Transcribe everything in the data word for word. Pictures are left out.
-- Start Dataset content --
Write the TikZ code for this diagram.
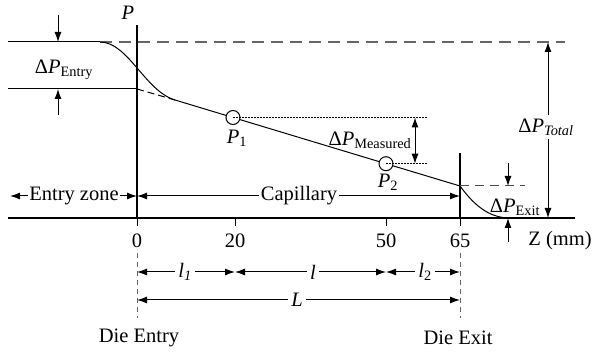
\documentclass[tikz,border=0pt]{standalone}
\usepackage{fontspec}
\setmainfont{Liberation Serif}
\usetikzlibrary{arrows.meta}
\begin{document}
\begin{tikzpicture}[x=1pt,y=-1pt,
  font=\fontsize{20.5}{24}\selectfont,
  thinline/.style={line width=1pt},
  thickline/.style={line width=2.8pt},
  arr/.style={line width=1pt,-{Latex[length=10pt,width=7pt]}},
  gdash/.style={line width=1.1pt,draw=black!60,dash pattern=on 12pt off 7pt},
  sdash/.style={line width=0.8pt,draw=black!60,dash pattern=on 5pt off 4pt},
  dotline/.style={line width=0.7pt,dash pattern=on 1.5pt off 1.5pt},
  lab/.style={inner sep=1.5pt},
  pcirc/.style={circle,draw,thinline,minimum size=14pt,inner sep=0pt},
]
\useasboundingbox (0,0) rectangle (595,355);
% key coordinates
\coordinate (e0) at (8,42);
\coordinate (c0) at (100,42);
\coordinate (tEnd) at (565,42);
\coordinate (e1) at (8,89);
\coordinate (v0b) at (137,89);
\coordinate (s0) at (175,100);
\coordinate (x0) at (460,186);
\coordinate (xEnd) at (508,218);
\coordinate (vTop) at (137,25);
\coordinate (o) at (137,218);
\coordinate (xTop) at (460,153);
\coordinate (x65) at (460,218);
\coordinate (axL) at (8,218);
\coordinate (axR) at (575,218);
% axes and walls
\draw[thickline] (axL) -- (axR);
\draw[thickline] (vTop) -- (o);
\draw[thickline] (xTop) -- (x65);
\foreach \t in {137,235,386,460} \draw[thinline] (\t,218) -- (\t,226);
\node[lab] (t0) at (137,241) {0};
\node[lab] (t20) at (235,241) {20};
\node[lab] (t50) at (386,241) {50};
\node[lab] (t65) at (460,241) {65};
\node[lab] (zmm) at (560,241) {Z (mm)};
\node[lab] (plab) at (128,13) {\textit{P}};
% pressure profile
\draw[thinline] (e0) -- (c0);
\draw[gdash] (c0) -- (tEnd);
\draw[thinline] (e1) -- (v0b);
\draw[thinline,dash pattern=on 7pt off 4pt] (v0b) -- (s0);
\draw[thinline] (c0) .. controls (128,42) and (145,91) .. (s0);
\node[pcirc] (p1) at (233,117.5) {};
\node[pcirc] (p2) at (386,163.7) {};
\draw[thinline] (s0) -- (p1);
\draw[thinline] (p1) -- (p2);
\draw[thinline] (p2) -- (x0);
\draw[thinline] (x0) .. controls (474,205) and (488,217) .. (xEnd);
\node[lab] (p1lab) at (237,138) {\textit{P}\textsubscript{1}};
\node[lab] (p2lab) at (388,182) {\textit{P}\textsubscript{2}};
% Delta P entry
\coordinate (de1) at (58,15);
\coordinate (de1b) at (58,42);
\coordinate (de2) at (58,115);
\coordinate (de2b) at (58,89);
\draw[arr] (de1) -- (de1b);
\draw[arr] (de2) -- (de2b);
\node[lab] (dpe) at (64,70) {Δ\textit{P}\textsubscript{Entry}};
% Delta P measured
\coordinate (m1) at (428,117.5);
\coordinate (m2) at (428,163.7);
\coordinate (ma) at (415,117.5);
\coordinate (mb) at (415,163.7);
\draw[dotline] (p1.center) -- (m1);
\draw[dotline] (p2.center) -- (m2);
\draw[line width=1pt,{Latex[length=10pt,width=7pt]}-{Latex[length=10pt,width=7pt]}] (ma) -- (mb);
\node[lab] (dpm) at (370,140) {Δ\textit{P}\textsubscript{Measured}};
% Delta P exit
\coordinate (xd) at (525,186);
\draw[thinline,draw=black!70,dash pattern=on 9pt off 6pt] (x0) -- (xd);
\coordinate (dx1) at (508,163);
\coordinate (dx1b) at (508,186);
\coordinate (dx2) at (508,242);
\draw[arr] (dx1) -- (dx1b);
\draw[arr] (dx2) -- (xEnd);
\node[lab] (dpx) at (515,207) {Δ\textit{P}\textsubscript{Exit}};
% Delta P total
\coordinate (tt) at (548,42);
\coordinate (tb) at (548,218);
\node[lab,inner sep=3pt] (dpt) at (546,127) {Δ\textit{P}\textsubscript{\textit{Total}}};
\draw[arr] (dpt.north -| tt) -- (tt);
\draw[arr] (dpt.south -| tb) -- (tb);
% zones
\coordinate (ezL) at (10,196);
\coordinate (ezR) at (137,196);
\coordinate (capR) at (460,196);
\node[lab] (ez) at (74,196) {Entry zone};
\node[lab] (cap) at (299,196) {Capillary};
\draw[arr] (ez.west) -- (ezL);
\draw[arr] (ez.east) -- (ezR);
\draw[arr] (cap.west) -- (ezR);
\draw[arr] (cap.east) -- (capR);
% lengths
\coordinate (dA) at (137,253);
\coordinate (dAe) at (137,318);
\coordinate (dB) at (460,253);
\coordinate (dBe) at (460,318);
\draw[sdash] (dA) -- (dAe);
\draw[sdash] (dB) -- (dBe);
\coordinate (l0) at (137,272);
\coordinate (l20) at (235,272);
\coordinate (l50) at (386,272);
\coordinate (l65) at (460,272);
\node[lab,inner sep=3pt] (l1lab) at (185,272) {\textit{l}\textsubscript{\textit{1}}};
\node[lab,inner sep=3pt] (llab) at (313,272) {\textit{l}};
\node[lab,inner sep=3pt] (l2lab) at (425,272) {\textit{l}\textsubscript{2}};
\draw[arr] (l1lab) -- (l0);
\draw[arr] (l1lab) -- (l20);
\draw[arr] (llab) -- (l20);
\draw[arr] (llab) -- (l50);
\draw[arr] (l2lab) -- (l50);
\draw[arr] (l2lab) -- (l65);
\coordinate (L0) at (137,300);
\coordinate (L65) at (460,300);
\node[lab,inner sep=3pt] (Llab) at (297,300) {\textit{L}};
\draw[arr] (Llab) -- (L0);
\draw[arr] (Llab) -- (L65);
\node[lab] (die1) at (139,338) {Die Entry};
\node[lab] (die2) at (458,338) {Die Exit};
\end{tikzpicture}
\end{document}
-- End Dataset content --
Expected answer:
Write the TikZ code for this diagram.
\documentclass[tikz,border=0pt]{standalone}
\usepackage{fontspec}
\setmainfont{Liberation Serif}
\usetikzlibrary{arrows.meta}
\begin{document}
\begin{tikzpicture}[x=1pt,y=-1pt,
  font=\fontsize{20.5}{24}\selectfont,
  thinline/.style={line width=1pt},
  thickline/.style={line width=2.8pt},
  arr/.style={line width=1pt,-{Latex[length=10pt,width=7pt]}},
  gdash/.style={line width=1.1pt,draw=black!60,dash pattern=on 12pt off 7pt},
  sdash/.style={line width=0.8pt,draw=black!60,dash pattern=on 5pt off 4pt},
  dotline/.style={line width=0.7pt,dash pattern=on 1.5pt off 1.5pt},
  lab/.style={inner sep=1.5pt},
  pcirc/.style={circle,draw,thinline,minimum size=14pt,inner sep=0pt},
]
\useasboundingbox (0,0) rectangle (595,355);
% key coordinates
\coordinate (e0) at (8,42);
\coordinate (c0) at (100,42);
\coordinate (tEnd) at (565,42);
\coordinate (e1) at (8,89);
\coordinate (v0b) at (137,89);
\coordinate (s0) at (175,100);
\coordinate (x0) at (460,186);
\coordinate (xEnd) at (508,218);
\coordinate (vTop) at (137,25);
\coordinate (o) at (137,218);
\coordinate (xTop) at (460,153);
\coordinate (x65) at (460,218);
\coordinate (axL) at (8,218);
\coordinate (axR) at (575,218);
% axes and walls
\draw[thickline] (axL) -- (axR);
\draw[thickline] (vTop) -- (o);
\draw[thickline] (xTop) -- (x65);
\foreach \t in {137,235,386,460} \draw[thinline] (\t,218) -- (\t,226);
\node[lab] (t0) at (137,241) {0};
\node[lab] (t20) at (235,241) {20};
\node[lab] (t50) at (386,241) {50};
\node[lab] (t65) at (460,241) {65};
\node[lab] (zmm) at (560,241) {Z (mm)};
\node[lab] (plab) at (128,13) {\textit{P}};
% pressure profile
\draw[thinline] (e0) -- (c0);
\draw[gdash] (c0) -- (tEnd);
\draw[thinline] (e1) -- (v0b);
\draw[thinline,dash pattern=on 7pt off 4pt] (v0b) -- (s0);
\draw[thinline] (c0) .. controls (128,42) and (145,91) .. (s0);
\node[pcirc] (p1) at (233,117.5) {};
\node[pcirc] (p2) at (386,163.7) {};
\draw[thinline] (s0) -- (p1);
\draw[thinline] (p1) -- (p2);
\draw[thinline] (p2) -- (x0);
\draw[thinline] (x0) .. controls (474,205) and (488,217) .. (xEnd);
\node[lab] (p1lab) at (237,138) {\textit{P}\textsubscript{1}};
\node[lab] (p2lab) at (388,182) {\textit{P}\textsubscript{2}};
% Delta P entry
\coordinate (de1) at (58,15);
\coordinate (de1b) at (58,42);
\coordinate (de2) at (58,115);
\coordinate (de2b) at (58,89);
\draw[arr] (de1) -- (de1b);
\draw[arr] (de2) -- (de2b);
\node[lab] (dpe) at (64,70) {Δ\textit{P}\textsubscript{Entry}};
% Delta P measured
\coordinate (m1) at (428,117.5);
\coordinate (m2) at (428,163.7);
\coordinate (ma) at (415,117.5);
\coordinate (mb) at (415,163.7);
\draw[dotline] (p1.center) -- (m1);
\draw[dotline] (p2.center) -- (m2);
\draw[line width=1pt,{Latex[length=10pt,width=7pt]}-{Latex[length=10pt,width=7pt]}] (ma) -- (mb);
\node[lab] (dpm) at (370,140) {Δ\textit{P}\textsubscript{Measured}};
% Delta P exit
\coordinate (xd) at (525,186);
\draw[thinline,draw=black!70,dash pattern=on 9pt off 6pt] (x0) -- (xd);
\coordinate (dx1) at (508,163);
\coordinate (dx1b) at (508,186);
\coordinate (dx2) at (508,242);
\draw[arr] (dx1) -- (dx1b);
\draw[arr] (dx2) -- (xEnd);
\node[lab] (dpx) at (515,207) {Δ\textit{P}\textsubscript{Exit}};
% Delta P total
\coordinate (tt) at (548,42);
\coordinate (tb) at (548,218);
\node[lab,inner sep=3pt] (dpt) at (546,127) {Δ\textit{P}\textsubscript{\textit{Total}}};
\draw[arr] (dpt.north -| tt) -- (tt);
\draw[arr] (dpt.south -| tb) -- (tb);
% zones
\coordinate (ezL) at (10,196);
\coordinate (ezR) at (137,196);
\coordinate (capR) at (460,196);
\node[lab] (ez) at (74,196) {Entry zone};
\node[lab] (cap) at (299,196) {Capillary};
\draw[arr] (ez.west) -- (ezL);
\draw[arr] (ez.east) -- (ezR);
\draw[arr] (cap.west) -- (ezR);
\draw[arr] (cap.east) -- (capR);
% lengths
\coordinate (dA) at (137,253);
\coordinate (dAe) at (137,318);
\coordinate (dB) at (460,253);
\coordinate (dBe) at (460,318);
\draw[sdash] (dA) -- (dAe);
\draw[sdash] (dB) -- (dBe);
\coordinate (l0) at (137,272);
\coordinate (l20) at (235,272);
\coordinate (l50) at (386,272);
\coordinate (l65) at (460,272);
\node[lab,inner sep=3pt] (l1lab) at (185,272) {\textit{l}\textsubscript{\textit{1}}};
\node[lab,inner sep=3pt] (llab) at (313,272) {\textit{l}};
\node[lab,inner sep=3pt] (l2lab) at (425,272) {\textit{l}\textsubscript{2}};
\draw[arr] (l1lab) -- (l0);
\draw[arr] (l1lab) -- (l20);
\draw[arr] (llab) -- (l20);
\draw[arr] (llab) -- (l50);
\draw[arr] (l2lab) -- (l50);
\draw[arr] (l2lab) -- (l65);
\coordinate (L0) at (137,300);
\coordinate (L65) at (460,300);
\node[lab,inner sep=3pt] (Llab) at (297,300) {\textit{L}};
\draw[arr] (Llab) -- (L0);
\draw[arr] (Llab) -- (L65);
\node[lab] (die1) at (139,338) {Die Entry};
\node[lab] (die2) at (458,338) {Die Exit};
\end{tikzpicture}
\end{document}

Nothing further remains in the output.